Our approach helps organizations:
- Automate the identification of the 70% of data that typically “decays” or becomes obsolete within a year.
- Reduce operational costs by 40–60% by replacing manual tagging with automated classification.
- Capture evidence for dispositions, turning “cleanup” into a legally defensible audit trail.
If your policy exists but execution is inconsistent, start with a gap assessment that delivers:
- Policy-to-practice mapping by repository
- Risk hotspots and over-retention drivers
- Prioritized next steps and operating model recommendations
FAQ
Who should own the document retention policy?

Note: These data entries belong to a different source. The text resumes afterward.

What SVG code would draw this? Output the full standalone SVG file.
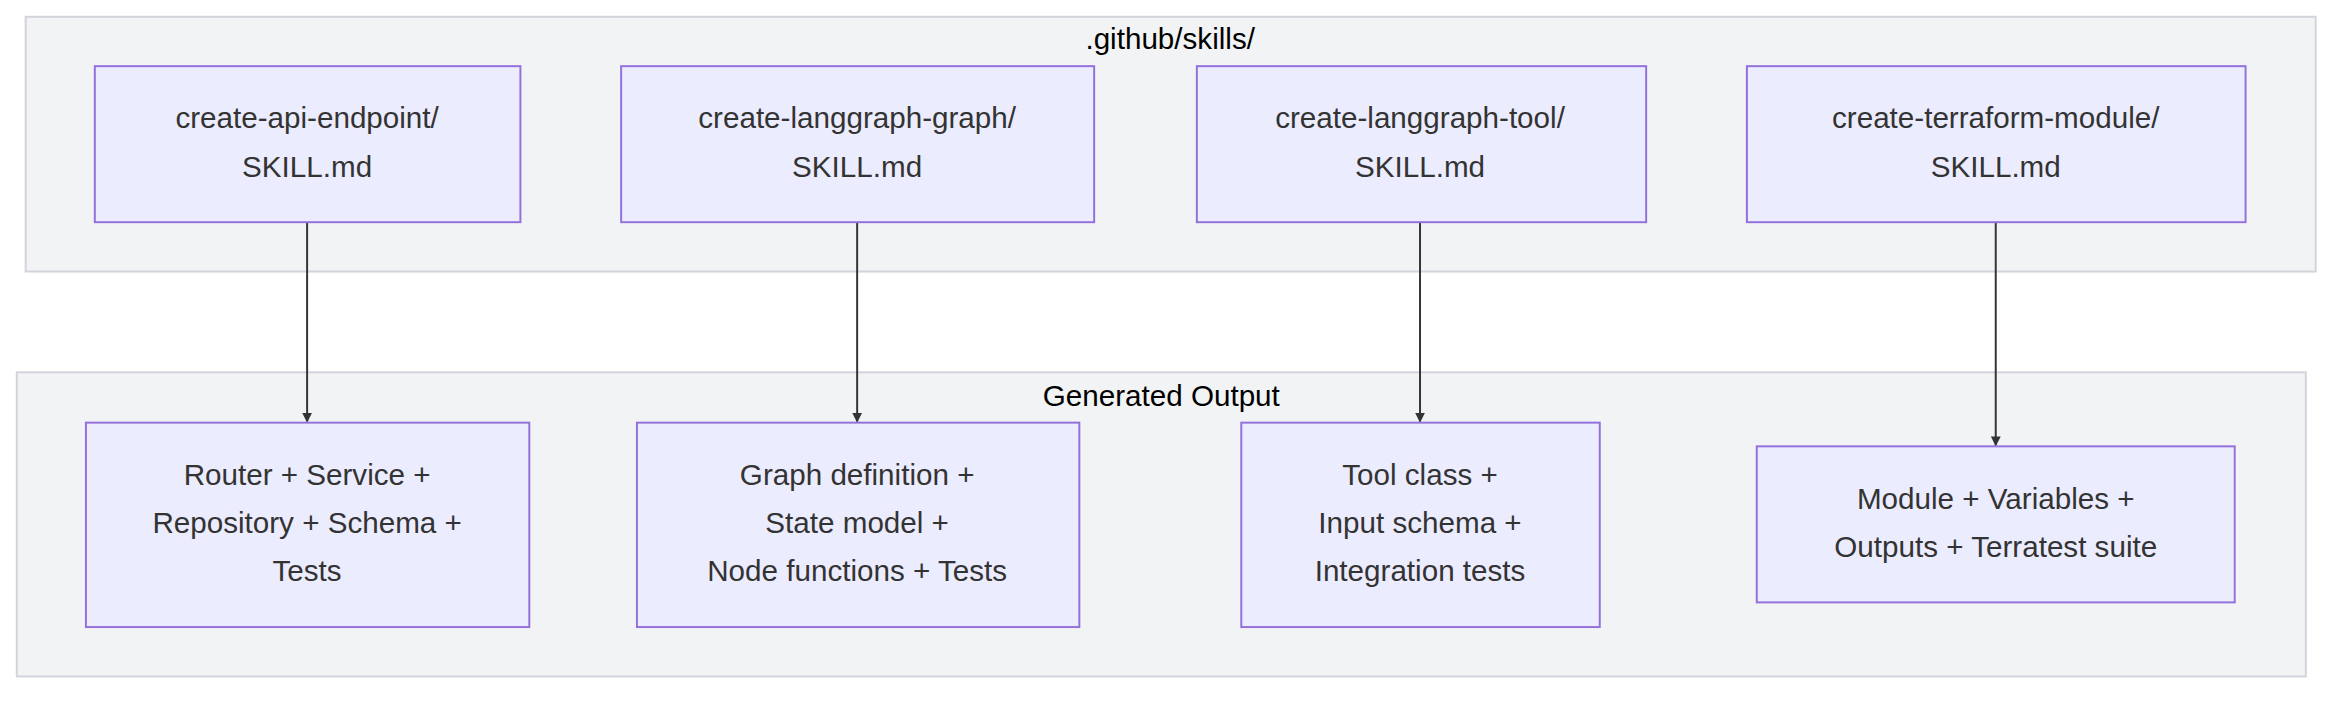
<svg xmlns="http://www.w3.org/2000/svg" width="2352" height="702" viewBox="0 0 2352 702">
<defs>
<style>
.cl{fill:#f2f3f5;stroke:#d3d3dc;stroke-width:2}
.nd{fill:#ececff;stroke:#9370db;stroke-width:2}
text{font-family:"Liberation Sans",Arial,sans-serif;font-size:30px;fill:#333;text-anchor:middle}
.ct{fill:#000}
.e{stroke:#333;stroke-width:2;fill:none;marker-end:url(#ah)}
</style>
<marker id="ah" viewBox="0 0 10 10" refX="9" refY="5" markerWidth="10" markerHeight="10" markerUnits="userSpaceOnUse" orient="auto"><path d="M0,0L10,5L0,10z" fill="#333"/></marker>
</defs>
<rect width="2352" height="702" fill="#fff"/>
<g transform="scale(0.9875)">
<g id="cluster-skills"><rect class="cl" x="26" y="17" width="2319" height="258"/><text class="ct" x="1185" y="50">.github/skills/</text></g>
<g id="cluster-output"><rect class="cl" x="17" y="377" width="2318" height="308"/><text class="ct" x="1176" y="411">Generated Output</text></g>
<g id="connectors">
<path class="e" d="M311,225V427"/>
<path class="e" d="M868,225V427"/>
<path class="e" d="M1438,225V427"/>
<path class="e" d="M2021,225V451"/>
</g>
<g id="s1"><rect class="nd" x="96" y="67" width="431" height="158"/><text x="311" y="130">create-api-endpoint/</text><text x="311" y="179">SKILL.md</text></g>
<g id="s2"><rect class="nd" x="629" y="67" width="479" height="158"/><text x="868" y="130">create-langgraph-graph/</text><text x="868" y="179">SKILL.md</text></g>
<g id="s3"><rect class="nd" x="1212" y="67" width="455" height="158"/><text x="1438" y="130">create-langgraph-tool/</text><text x="1438" y="179">SKILL.md</text></g>
<g id="s4"><rect class="nd" x="1769" y="67" width="505" height="158"/><text x="2021" y="130">create-terraform-module/</text><text x="2021" y="179">SKILL.md</text></g>
<g id="o1"><rect class="nd" x="87" y="428" width="449" height="207"/><text x="311" y="491">Router + Service +</text><text x="311" y="540">Repository + Schema +</text><text x="311" y="588">Tests</text></g>
<g id="o2"><rect class="nd" x="645" y="428" width="448" height="207"/><text x="868" y="491">Graph definition +</text><text x="868" y="540">State model +</text><text x="868" y="588">Node functions + Tests</text></g>
<g id="o3"><rect class="nd" x="1257" y="428" width="363" height="207"/><text x="1438" y="491">Tool class +</text><text x="1438" y="540">Input schema +</text><text x="1438" y="588">Integration tests</text></g>
<g id="o4"><rect class="nd" x="1779" y="452" width="484" height="158"/><text x="2021" y="515">Module + Variables +</text><text x="2021" y="564">Outputs + Terratest suite</text></g>
</g>
</svg>
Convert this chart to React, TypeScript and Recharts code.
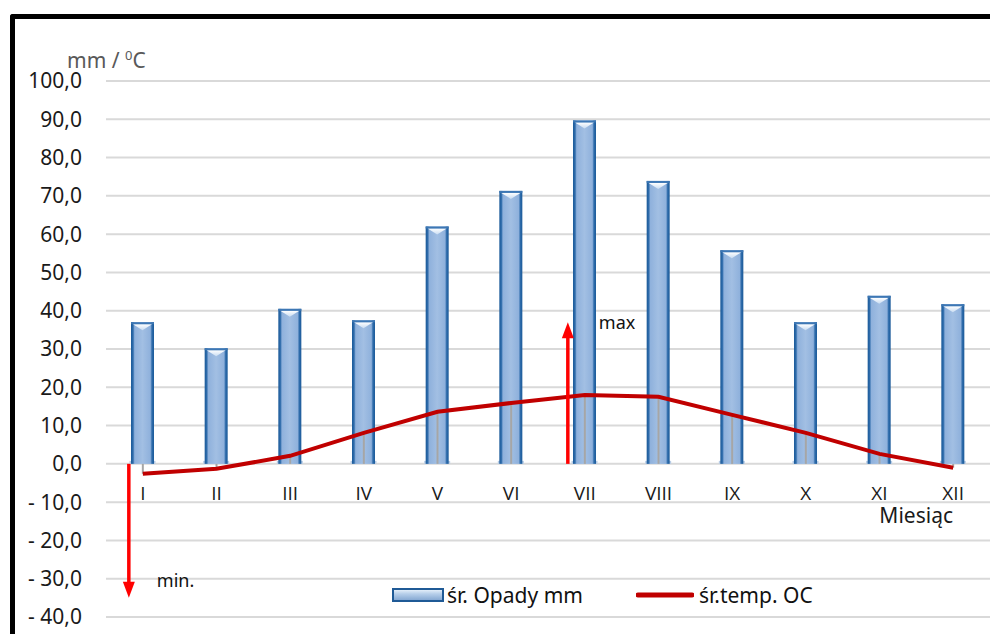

Typically Legal/Compliance defines requirements, while Governance/IT owns execution mechanics and reporting.
How do we handle legacy repositories?
Start with inventory and phased enforcement; prioritize high-risk/high-volume areas first.
What about global requirements and regional differences?
Define baseline global policy, then layer regional schedules and handling rules where needed.
How do legal holds interact with deletion automation?
Holds must override deletion consistently, with preserved evidence and status reporting.
Is automation risky?
Automation reduces risk when you add guardrails: approvals, exceptions, logging, and validation cadence.